Movie fans might be surprised that besides being a former pro football player, 1970s blaxploitation film icon, and all-around b-movie legend, Fred Williamson has 21 producing and directing credits to his name as of this writing (sometimes it’s the same movie, sometimes it’s not). The movies in his producing and directing lists aren’t all that good, but his presence alone raises the cachet.
Williamson directed, produced, and starred in Down ’n Dirty, from a screenplay by Aubrey K. Rattan. It’s a throwback movie. Despite being released in 2000, the script could easily have been used for a film in the 1970s. The only things that would be anachronistic are the cars, fashions, and the use of cellphones. Other than that, the film fits right in with a decades-old model.

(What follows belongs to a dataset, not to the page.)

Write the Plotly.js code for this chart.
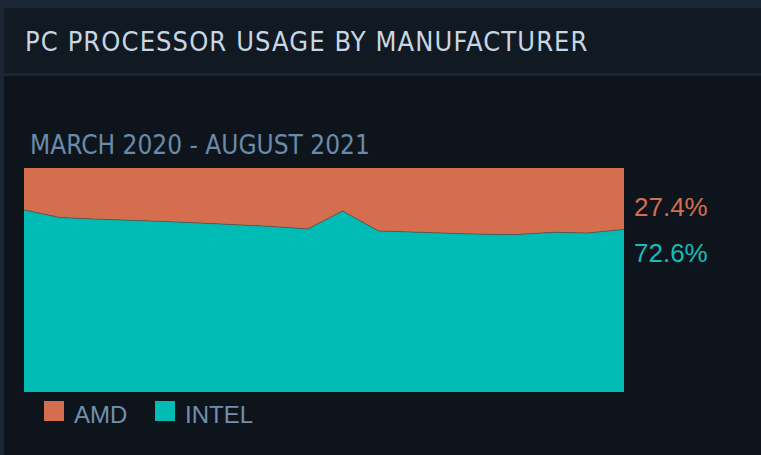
<!DOCTYPE html>
<html>
<head>
<meta charset="utf-8">
<script src="https://cdn.plot.ly/plotly-3.0.1.min.js"></script>
<style>
	html, body { margin: 0; padding: 0; }
	body { width: 761px; height: 455px; background: #1b2635; position: relative; overflow: hidden; }
	#head {
		position: absolute; left: 4px; top: 8px; width: 757px; height: 65px;
		background: #111922;
	}
	#head span {
		position: absolute; left: 21px; top: 20px;
		font-family: "Liberation Sans Narrow", "DejaVu Sans Condensed", "Roboto", sans-serif;
		font-stretch: condensed;
		font-size: 27px; line-height: 27px; color: #c8d6e2;
		letter-spacing: 1.1px;
	}
	#plot { position: absolute; left: 4px; top: 76px; width: 757px; height: 379px; }
</style>
</head>
<body>
<div id="head"><span>PC PROCESSOR USAGE BY MANUFACTURER</span></div>
<div id="plot"></div>
<script>
// March 2020 .. August 2021, one point per month
var months = ['2020-03-01', '2020-04-01', '2020-05-01', '2020-06-01', '2020-07-01', '2020-08-01',
	'2020-09-01', '2020-10-01', '2020-11-01', '2020-12-01', '2021-01-01', '2021-02-01',
	'2021-03-01', '2021-04-01', '2021-05-01', '2021-06-01', '2021-07-01', '2021-08-01'];

// share in percent
var intelShare = [81.3, 77.9, 77.2, 76.8, 76.1, 75.4, 74.8, 73.9, 72.8, 80.8,
	71.9, 71.3, 70.8, 70.4, 70.3, 71.3, 71.0, 72.6];
var amdShare = [18.7, 22.1, 22.8, 23.2, 23.9, 24.6, 25.2, 26.1, 27.2, 19.2,
	28.1, 28.7, 29.2, 29.6, 29.7, 28.7, 29.0, 27.4];

var seriesNames = ['AMD', 'INTEL'];
var amdColor = '#d56e4f';
var intelColor = '#00bcb5';

function drawChart() {
	var plotWidth = 757;
	var plotHeight = 379;
	var m = { l: 20, r: 137, t: 92, b: 63 };
	var areaW = plotWidth - m.l - m.r;
	var areaH = plotHeight - m.t - m.b;

	// pixel (inside the div) -> paper fraction
	function px(x) { return (x - m.l) / areaW; }
	function py(y) { return (plotHeight - m.b - y) / areaH; }

	var intel = {
		x: months,
		y: intelShare,
		name: seriesNames[1],
		mode: 'lines',
		stackgroup: 'one',
		fillcolor: intelColor,
		line: { color: 'rgba(70,85,85,0.7)', width: 1 },
		showlegend: false
	};

	var amd = {
		x: months,
		y: amdShare,
		name: seriesNames[0],
		mode: 'lines',
		stackgroup: 'one',
		fillcolor: amdColor,
		line: { width: 0, color: amdColor },
		showlegend: false
	};

	var last = months.length - 1;
	var labelFont = 'Liberation Sans, Arial, sans-serif';

	var annotations = [
		{
			xref: 'paper', yref: 'paper', x: 1, y: py(131), xshift: 8,
			xanchor: 'left', yanchor: 'middle', showarrow: false,
			text: amdShare[last].toFixed(1) + '%',
			font: { family: labelFont, size: 26, color: amdColor }
		},
		{
			xref: 'paper', yref: 'paper', x: 1, y: py(177), xshift: 8,
			xanchor: 'left', yanchor: 'middle', showarrow: false,
			text: intelShare[last].toFixed(1) + '%',
			font: { family: labelFont, size: 26, color: '#14bdb6' }
		},
		{
			xref: 'paper', yref: 'paper', x: px(68), y: py(338),
			xanchor: 'left', yanchor: 'middle', showarrow: false,
			text: seriesNames[0],
			font: { family: labelFont, size: 24, color: '#7190ad' }
		},
		{
			xref: 'paper', yref: 'paper', x: px(179), y: py(338),
			xanchor: 'left', yanchor: 'middle', showarrow: false,
			text: seriesNames[1],
			font: { family: labelFont, size: 24, color: '#7190ad' }
		}
	];

	var shapes = [
		{
			type: 'rect', xref: 'paper', yref: 'paper',
			x0: px(40), x1: px(60), y0: py(325), y1: py(345),
			fillcolor: amdColor, line: { width: 0 }
		},
		{
			type: 'rect', xref: 'paper', yref: 'paper',
			x0: px(151), x1: px(171), y0: py(325), y1: py(345),
			fillcolor: intelColor, line: { width: 0 }
		}
	];

	var layout = {
		autosize: false,
		width: plotWidth,
		height: plotHeight,
		hovermode: false,
		showlegend: false,
		paper_bgcolor: '#0e141c',
		plot_bgcolor: '#0e141c',
		margin: m,
		title: {
			text: 'MARCH 2020 - AUGUST 2021',
			xref: 'container', yref: 'container',
			x: 26 / plotWidth, xanchor: 'left',
			y: 1 - 69 / plotHeight, yanchor: 'middle',
			font: { family: 'Liberation Sans Narrow, DejaVu Sans Condensed, Roboto, sans-serif', size: 26, color: '#6a8aa8' }
		},
		xaxis: {
			type: 'date',
			range: [months[0], months[last]],
			showgrid: false,
			zeroline: false,
			showline: false,
			showticklabels: false,
			fixedrange: true
		},
		yaxis: {
			range: [0, 100],
			showgrid: false,
			zeroline: false,
			showline: false,
			showticklabels: false,
			fixedrange: true
		},
		annotations: annotations,
		shapes: shapes
	};

	Plotly.newPlot('plot', [intel, amd], layout, { staticPlot: true });
}

drawChart();
</script>
</body>
</html>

Williamson stars as police detective Dakota Smith, reprising the character he played in Night Vision, from 1997. He’s the last honest man left on the force, and after his partner is murdered, Smith goes on a tear, discovering that the department is rife with corruption. He takes it upon himself to bring all those involved — cop and criminal — to justice, and he does so with a big gun. No kidding. In a nod to Dirty Harry, Williamson spouts this bit of tortured dialogue:
“You know what kind of gun I carry? A Desert Eagle. The most powerful handgun made in Israel.”
Interesting. I wonder what the most powerful handgun made in Mongolia is. Or Brunei. Anyway…
Smith goes on his hunt, aided by investigative photographer Nick Gleem (Randy J. Goodwin).
I wish I could go more into the twists and turns of the plot, but there really aren’t any. Smith goes from set piece to set piece, intimidating people and being tough — occasionally shooting some bad guys — and then at the end his chief hands him a warrant and he arrests the ringleaders. That’s it. There is very little in the way of detail. Williamson must have considered plot to be a secondary consideration in his movie. The most important thing was that Smith, and by extension Williamson, looks like a badass. He does, in absurd fashion. Many times during this flick when Smith would threaten someone or knock them around a little, I would mutter to myself, “This guy can’t be real.” And he’s not. It’s total fiction. But part of me thinks this film represents how Williamson feels about himself. It takes a lot of confidence to make a movie like this and think Dakota Smith is the male ideal.
As for the Williamson’s direction, it’s not good. The film plods along, hitting all of its marks, but besides the unintentional comedy of Dakota Smith, it lacks life, in the same way that paint-by-numbers pictures lack the spark of true creativity. It’s a movie, sure, but barely.
This is despite Williamson gathering some professional talent for the cast. Charles Napier and Tony Lo Bianco play cops. David Carradine and Gary Busey play bad guys. In an interesting filmmaking decision, neither of their characters show up in the movie until the halfway point, only adding to the confusion in the plot. And, fellow former pro football player-turned-actor Bubba Smith takes a turn as another police detective, and the only other person on the force who has Dakota Smith’s back.
I’m not sure if there was much more potential to this film, even had it been helmed by a filmmaker with better storytelling chops. It seems like exactly the movie that Fred Williamson, the actor, the producer, and the man, was looking for.
Great for the occasional laughs, but a bit of a slog elsewhere, Down ’n Dirty is a case study in why some actors belong in front of the camera and not behind it. It slides down the Watchability Index into the #283 spot, displacing Hellraiser: Inferno. It manages to stay out of the bottom third because unlike so many of the flicks wallowing down there, it showed no malice towards its viewers. It’s bad, but not aggressively so.